[start of Supplied information]

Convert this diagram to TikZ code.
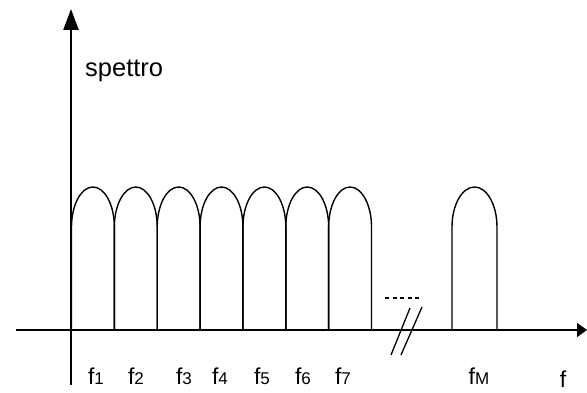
\documentclass[tikz,border=0pt]{standalone}
\usepackage{fontspec}
\setmainfont{Liberation Sans}
\usetikzlibrary{positioning,arrows.meta}
\newcommand{\fsub}[1]{f{\fontsize{17}{17}\selectfont #1}}
\begin{document}
\begin{tikzpicture}[x=1pt,y=1pt]
        \tikzset{
            yaxis/.style={line width=2.4pt, -{Triangle[length=21pt,width=15pt]}},
            xaxis/.style={line width=1.5pt, -{Triangle[length=10pt,width=14pt]}},
            lobe/.style={line width=1.4pt},
            flabel/.style={anchor=base, inner sep=0pt, font=\fontsize{23}{23}\selectfont}
        }
        \useasboundingbox (0,0) rectangle (587,393);
        \coordinate (ybot) at (71,8);
        \coordinate (ytop) at (71,384);
        \coordinate (xleft) at (16,63);
        \coordinate (xright) at (587,63);
        \draw[yaxis] (ybot) -- (ytop);
        \draw[xaxis] (xleft) -- (xright);
        \node[anchor=base west, inner sep=0pt, font=\fontsize{25.5}{25.5}\selectfont] (spettro) at (85,316) {spettro};
        \foreach \i in {0,...,6}{
            \pgfmathsetmacro{\xa}{71.5+42.86*\i}
            \draw[lobe] (\xa,63) -- (\xa,166) arc[start angle=180, end angle=0, x radius=21.43, y radius=40] -- (\xa+42.86,63);
        }
        \draw[lobe] (452,63) -- (452,166) arc[start angle=180, end angle=0, x radius=22.5, y radius=40] -- (497,63);
        \coordinate (dotsA) at (385,95);
        \coordinate (dotsB) at (419,95);
        \draw[line width=1.2pt, dash pattern=on 4pt off 3.5pt] (dotsA) -- (dotsB);
        \coordinate (cutA) at (391,38);
        \coordinate (cutB) at (410,85);
        \coordinate (cutC) at (401,38);
        \coordinate (cutD) at (422,86);
        \draw[line width=1.3pt] (cutA) -- (cutB);
        \draw[line width=1.3pt] (cutC) -- (cutD);
        \node[flabel] (f1) at (96,8) {\fsub{1}};
        \node[flabel] (f2) at (136,8) {\fsub{2}};
        \node[flabel] (f3) at (184,8) {\fsub{3}};
        \node[flabel] (f4) at (220,8) {\fsub{4}};
        \node[flabel] (f5) at (262,8) {\fsub{5}};
        \node[flabel] (f6) at (303,8) {\fsub{6}};
        \node[flabel] (f7) at (343,8) {\fsub{7}};
        \node[flabel] (fM) at (479,8) {\fsub{M}};
        \node[flabel] (f) at (563,5) {f};
    \end{tikzpicture}
\end{document}
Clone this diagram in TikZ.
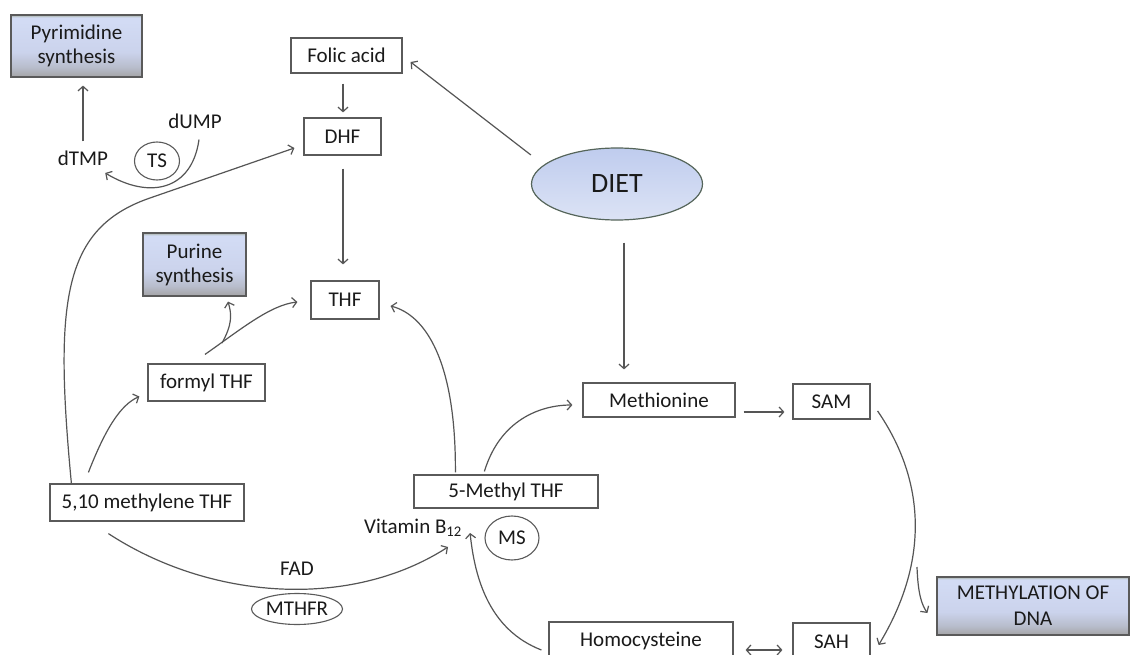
\documentclass[tikz,border=0pt]{standalone}
\usepackage{fontspec}
\setmainfont{Carlito}
\usetikzlibrary{arrows.meta,shapes.geometric,calc}
\definecolor{ln}{HTML}{555555}
\definecolor{boxc}{HTML}{5A5A5A}
\definecolor{txt}{HTML}{1A1A1A}
\definecolor{gtop}{HTML}{D2DBF4}
\definecolor{gmid}{HTML}{CBD3EC}
\definecolor{glow}{HTML}{B8BDCC}
\definecolor{gbot}{HTML}{A4A4A6}
\definecolor{gedge}{HTML}{A8B2A6}
\definecolor{dtop}{HTML}{BFCCEE}
\definecolor{dbot}{HTML}{DCE3F5}
\definecolor{dedge}{HTML}{55655A}
\pgfdeclareverticalshading{boxshade}{100bp}{color(0bp)=(gbot); color(25bp)=(gbot); color(33bp)=(glow); color(45bp)=(gmid); color(70bp)=(gtop); color(73bp)=(gtop); color(75bp)=(gedge); color(100bp)=(gedge)}
\begin{document}
\begin{tikzpicture}[x=1pt,y=-1pt,
  box/.style={draw=boxc, line width=1.2pt, fill=white, inner sep=0pt, text=txt,
    font=\fontsize{21}{24}\selectfont},
  gbox/.style={box, shading=boxshade, shading angle=0, align=center},
  enz/.style={ellipse, draw=boxc, line width=1.1pt, inner sep=0pt, text=txt,
    font=\fontsize{21}{24}\selectfont},
  lbl/.style={text=txt, inner sep=1pt, font=\fontsize{21}{24}\selectfont},
  arr/.style={draw=ln, line width=1.2pt, -{Straight Barb[length=4.5pt,width=10pt]}},
  darr/.style={draw=ln, line width=1.2pt, {Straight Barb[length=4.5pt,width=10pt]}-{Straight Barb[length=4.5pt,width=10pt]}},
]
\clip (0,0) rectangle (1130,655);
\useasboundingbox (0,0) rectangle (1130,655);
\fill[white] (0,0) rectangle (1130,655);

% nodes
\node[gbox, minimum width=131pt, minimum height=62pt] (pyr) at (76.5,46) {Pyrimidine\\synthesis};
\node[box, minimum width=111pt, minimum height=35pt] (folic) at (346.5,55.5) {Folic acid};
\node[box, minimum width=77pt, minimum height=37pt] (dhf) at (342.5,136.5) {DHF};
\node[lbl] (dump) at (195,121) {dUMP};
\node[lbl] (dtmp) at (83,158) {dTMP};
\node[enz, minimum width=45pt, minimum height=38pt] (ts) at (157,161) {TS};
\node[gbox, minimum width=103pt, minimum height=63pt] (purine) at (194.5,264.5) {Purine\\synthesis};
\node[box, minimum width=68pt, minimum height=38pt] (thf) at (345,300) {THF};
\node[box, minimum width=117pt, minimum height=37pt] (formyl) at (206.5,382.5) {formyl THF};
\node[box, minimum width=194pt, minimum height=37pt] (m510) at (147,502.5) {5,10 methylene THF};
\node[ellipse, draw=dedge, line width=1.2pt, top color=dtop, bottom color=dbot, inner sep=0pt,
  minimum width=171pt, minimum height=72pt, text=txt, font=\fontsize{28}{30}\selectfont] (diet) at (617,184) {DIET};
\node[box, minimum width=152pt, minimum height=34pt] (methio) at (659,400) {Methionine};
\node[box, minimum width=77pt, minimum height=35pt] (sam) at (831.5,401.5) {SAM};
\node[gbox, minimum width=192pt, minimum height=58pt, font=\fontsize{21}{26}\selectfont] (dnam) at (1033,606) {METHYLATION OF\\DNA};
\node[box, minimum width=77pt, minimum height=37pt] (sah) at (831.5,641.5) {SAH};
\node[box, minimum width=184pt, minimum height=37pt] (homo) at (641,640.5) {Homocysteine};
\node[box, minimum width=184pt, minimum height=33pt] (m5) at (506,491.5) {5-Methyl THF};
\node[lbl] (vitb) at (413,528) {Vitamin B\textsubscript{12}};
\node[enz, minimum width=54pt, minimum height=44pt] (ms) at (512,538) {MS};
\node[lbl] (fad) at (297,569) {FAD};
\node[enz, minimum width=91pt, minimum height=31pt] (mthfr) at (297,609) {MTHFR};

% connectors
\draw[arr] (dtmp.north) ++(0,-8) -- ($(pyr.south)+(6.5,8)$);
\draw[arr] ($(dump.south)+(4,10)$) .. controls (192,190) and (150,200) .. ($(dtmp.east)+(-4,15)$);
\draw[arr] ($(m510.north west)+(22,0)$) .. controls (54,300) and (63,228) .. (150,198) -- ($(dhf.west)+(-9,11.5)$);
\draw[arr] ($(m510.north west)+(39,-11)$) .. controls (105,430) and (120,405) .. ($(formyl.west)+(-8,14)$);
\draw[arr] ($(formyl.north)+(-1.5,-9)$) .. controls (240,330) and (270,305) .. ($(thf.west)+(-13,2)$);
\draw[arr] (222,343) .. controls (232,325) and (232,315) .. ($(purine.south)+(33.5,5)$);
\draw[arr] ($(dhf.south)+(0.5,13)$) -- ($(thf.north)+(-2,-16)$);
\draw[arr] ($(folic.south)+(-3.5,10)$) -- ($(dhf.north)+(0.5,-5)$);
\draw[arr] ($(diet.west)+(0,-29)$) -- ($(folic.east)+(8,6.5)$);
\draw[arr] ($(diet.south)+(7,22)$) -- ($(methio.north)+(-35,-13)$);
\draw[arr] ($(methio.east)+(8,12)$) -- ($(sam.west)+(-8,10.5)$);
\draw[arr] ($(sam.east)+(7,9.5)$) .. controls (925,480) and (930,560) .. ($(sah.east)+(8,3.5)$);
\draw[arr] (917,567) .. controls (918,595) and (922,605) .. ($(dnam.west)+(-9,7)$);
\draw[darr] ($(homo.east)+(12,9.5)$) -- ($(sah.west)+(-10,8.5)$);
\draw[arr] ($(homo.west)+(-7,9.5)$) .. controls (490,630) and (475,580) .. ($(vitb.east)+(7,5)$);
\draw[arr] ($(m510.south west)+(59,12)$) .. controls (210,600) and (350,610) .. ($(vitb.south)+(35,9)$);
\draw[arr] ($(m5.north west)+(42,-2)$) .. controls (456,360) and (425,315) .. ($(thf.east)+(11,6)$);
\draw[arr] ($(m5.north west)+(71,-3)$) .. controls (500,420) and (540,405) .. ($(methio.west)+(-10,5)$);
\end{tikzpicture}
\end{document}
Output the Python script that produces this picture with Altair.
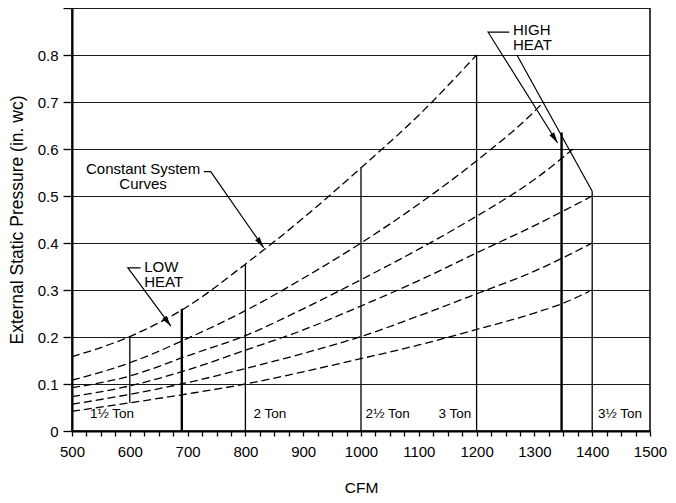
import math
import altair as alt
import pandas as pd

# ---- data ----
curve_ids = ["c1", "c2", "c3", "c4", "c5", "c6"]
c1_cfm = [500, 600, 700, 800, 900, 1000, 1100, 1200]
c1_p = [0.158, 0.201, 0.265, 0.355, 0.453, 0.560, 0.672, 0.800]
c2_cfm = [500, 600, 700, 800, 900, 1000, 1100, 1200, 1300, 1316]
c2_p = [0.108, 0.145, 0.197, 0.256, 0.325, 0.400, 0.483, 0.575, 0.680, 0.700]
c3_cfm = [500, 600, 700, 800, 900, 1000, 1100, 1200, 1300, 1367]
c3_p = [0.092, 0.117, 0.160, 0.203, 0.260, 0.322, 0.387, 0.457, 0.535, 0.600]
c4_cfm = [500, 600, 700, 800, 900, 1000, 1100, 1200, 1300, 1400]
c4_p = [0.073, 0.096, 0.130, 0.172, 0.215, 0.266, 0.320, 0.379, 0.437, 0.500]
c5_cfm = [500, 600, 700, 800, 900, 1000, 1100, 1200, 1300, 1400]
c5_p = [0.057, 0.078, 0.103, 0.133, 0.165, 0.201, 0.245, 0.292, 0.340, 0.400]
c6_cfm = [500, 600, 700, 800, 900, 1000, 1100, 1200, 1300, 1350, 1395]
c6_p = [0.042, 0.060, 0.079, 0.100, 0.126, 0.154, 0.183, 0.216, 0.251, 0.272, 0.297]

# vertical CFM lines
v_cfm = [600, 690, 800, 1000, 1200, 1347, 1400]
v_bottom = [0.06, 0, 0, 0, 0, 0, 0]
v_top = [0.201, 0.26, 0.355, 0.56, 0.80, 0.635, 0.51]
v_kind = ["thin", "thick", "thin", "thin", "thin", "thick", "thin"]

# tonnage labels
ton_text = ["1½ Ton", "2 Ton", "2½ Ton", "3 Ton", "3½ Ton"]
ton_cfm = [531, 814, 1008, 1134, 1410]
ton_p = [0.037, 0.037, 0.037, 0.037, 0.037]

# annotation texts (two-line blocks, anchored at the first line)
note_text = ["Constant System\nCurves", "LOW\nHEAT", "HIGH\nHEAT"]
note_cfm = [623, 625, 1263]
note_p = [0.5564, 0.3492, 0.8527]
note_align = ["center", "left", "left"]

# leader lines (points in order; last point of arrowed leaders is the tip)
lead_id = ["sys", "sys", "sys", "low", "low", "low", "hi1", "hi1", "hi1", "hi2", "hi2"]
lead_cfm = [728, 740, 831.6, 618.6, 596.7, 671.1, 1256.5, 1219.9, 1340.2, 1269.8, 1400]
lead_p = [0.552, 0.552, 0.390, 0.347, 0.347, 0.223, 0.8485, 0.8485, 0.6127, 0.800, 0.51]
arrow_leaders = ["sys", "low", "hi1"]

W, H = 578, 423
XMIN, XMAX, YMIN, YMAX = 500, 1500, 0, 0.9

# ---- tables ----
curve_rows = []
for cid, xs, ys in zip(curve_ids,
                       [c1_cfm, c2_cfm, c3_cfm, c4_cfm, c5_cfm, c6_cfm],
                       [c1_p, c2_p, c3_p, c4_p, c5_p, c6_p]):
    for x, y in zip(xs, ys):
        curve_rows.append({"curve": cid, "cfm": x, "p": y})
curves_df = pd.DataFrame(curve_rows)

vlines_df = pd.DataFrame({"cfm": v_cfm, "p": v_bottom, "p2": v_top, "kind": v_kind})
ton_df = pd.DataFrame({"label": ton_text, "cfm": ton_cfm, "p": ton_p})
lead_df = pd.DataFrame({"leader": lead_id, "cfm": lead_cfm, "p": lead_p,
                        "seq": list(range(len(lead_id)))})

sx = W / (XMAX - XMIN)
sy = H / (YMAX - YMIN)
arrow_rows = []
for lid in arrow_leaders:
    sub = lead_df[lead_df.leader == lid]
    (x0, y0), (x1, y1) = sub[["cfm", "p"]].values[-2], sub[["cfm", "p"]].values[-1]
    dx = (x1 - x0) * sx
    dy = -(y1 - y0) * sy
    ang = math.degrees(math.atan2(dx, -dy)) % 360
    arrow_rows.append({"cfm": x1, "p": y1, "ang": ang})
arrow_df = pd.DataFrame(arrow_rows)

note_df = pd.DataFrame({"label": note_text, "cfm": note_cfm, "p": note_p, "al": note_align})

FONT = "Liberation Sans"

xscale = alt.Scale(domain=[XMIN, XMAX], nice=False, zero=False)
yscale = alt.Scale(domain=[YMIN, YMAX], nice=False)

x_ticks = list(range(500, 1501, 25))
y_ticks = [round(i * 0.1, 1) for i in range(0, 10)]

xaxis = alt.Axis(values=x_ticks, title="CFM", grid=False,
                 labelExpr="datum.value % 100 == 0 ? format(datum.value, 'd') : ''",
                 labelOverlap=False, labelFlush=False, tickSize=5, tickWidth=1.3,
                 tickColor="black", domainColor="black", domainWidth=2,
                 labelFontSize=15, labelPadding=8, labelColor="black", labelFont=FONT,
                 titleFontSize=15.5, titleFontWeight="normal", titleFont=FONT,
                 titlePadding=21, titleColor="black")
yaxis = alt.Axis(values=y_ticks, title="External Static Pressure (in. wc)", grid=True,
                 gridColor="#1a1a1a", gridWidth=1.2, gridOpacity=1,
                 labelExpr="datum.value == 0 ? '0' : (datum.value > 0.85 ? '' : format(datum.value, '.1f'))",
                 labelOverlap=False, tickSize=9, tickWidth=1.3, tickColor="black",
                 domainColor="black", domainWidth=2,
                 labelFontSize=15, labelPadding=5, labelColor="black", labelFont=FONT,
                 titleFontSize=17.5, titleFontWeight="normal", titleFont=FONT,
                 titlePadding=11, titleColor="black")


def X(field="cfm"):
    return alt.X(f"{field}:Q", scale=xscale, axis=xaxis)


def Y(field="p"):
    return alt.Y(f"{field}:Q", scale=yscale, axis=yaxis)


curves = alt.Chart(curves_df).mark_line(
    color="black", strokeWidth=1.3, strokeDash=[8, 4], interpolate="monotone"
).encode(x=X(), y=Y(), detail="curve:N")

vlines = alt.Chart(vlines_df).mark_rule(color="black").encode(
    x=X(), y=Y(), y2="p2:Q",
    strokeWidth=alt.StrokeWidth("kind:N", scale=alt.Scale(domain=["thin", "thick"], range=[1.3, 2.4]),
                                legend=None))

leaders = alt.Chart(lead_df).mark_line(color="black", strokeWidth=1.2).encode(
    x=X(), y=Y(), detail="leader:N", order="seq:Q")

arrows = alt.Chart(arrow_df).mark_point(
    shape="M0,0 L-0.25,1 L0.25,1 Z", filled=True, color="black", opacity=1, size=484
).encode(x=X(), y=Y(), angle=alt.Angle("ang:Q", scale=None))

tons = alt.Chart(ton_df).mark_text(
    align="left", baseline="middle", font=FONT, fontSize=13.5, color="black"
).encode(x=X(), y=Y(), text="label:N")

notes_c = alt.Chart(note_df[note_df.al == "center"]).mark_text(
    align="center", baseline="middle", font=FONT, fontSize=15, color="black",
    lineBreak="\n", lineHeight=15
).encode(x=X(), y=Y(), text="label:N")

notes_l = alt.Chart(note_df[note_df.al == "left"]).mark_text(
    align="left", baseline="middle", font=FONT, fontSize=15, color="black",
    lineBreak="\n", lineHeight=15
).encode(x=X(), y=Y(), text="label:N")

chart = alt.layer(curves, vlines, leaders, arrows, tons, notes_c, notes_l).properties(
    width=W, height=H,
    autosize=alt.AutoSizeParams(type="none"),
    padding={"left": 64, "top": 0, "right": 18, "bottom": 63},
    background="white"
).configure_view(stroke="black", strokeWidth=1.5)

chart.save("out.html", embed_options={"renderer": "svg", "actions": False})
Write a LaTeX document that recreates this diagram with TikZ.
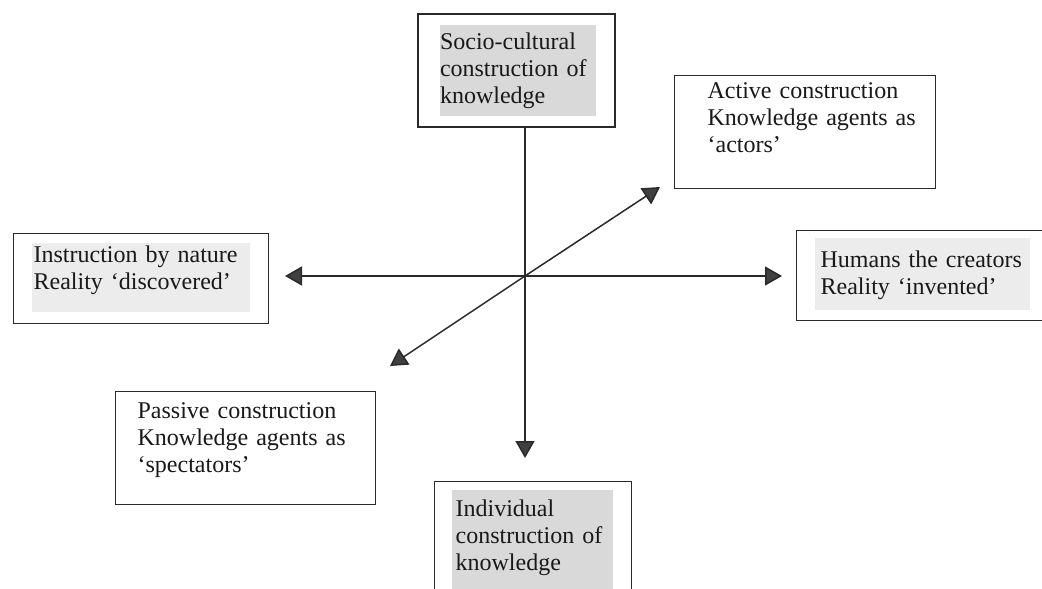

[end of Supplied information]

What the task asks: Everything above from the line with "Output the Python" through the line with "import pandas as pd" should be retyped exactly, and nothing else; omit pictures.

Written reply:
Output the Python script that produces this picture with Altair.
import math
import altair as alt
import pandas as pd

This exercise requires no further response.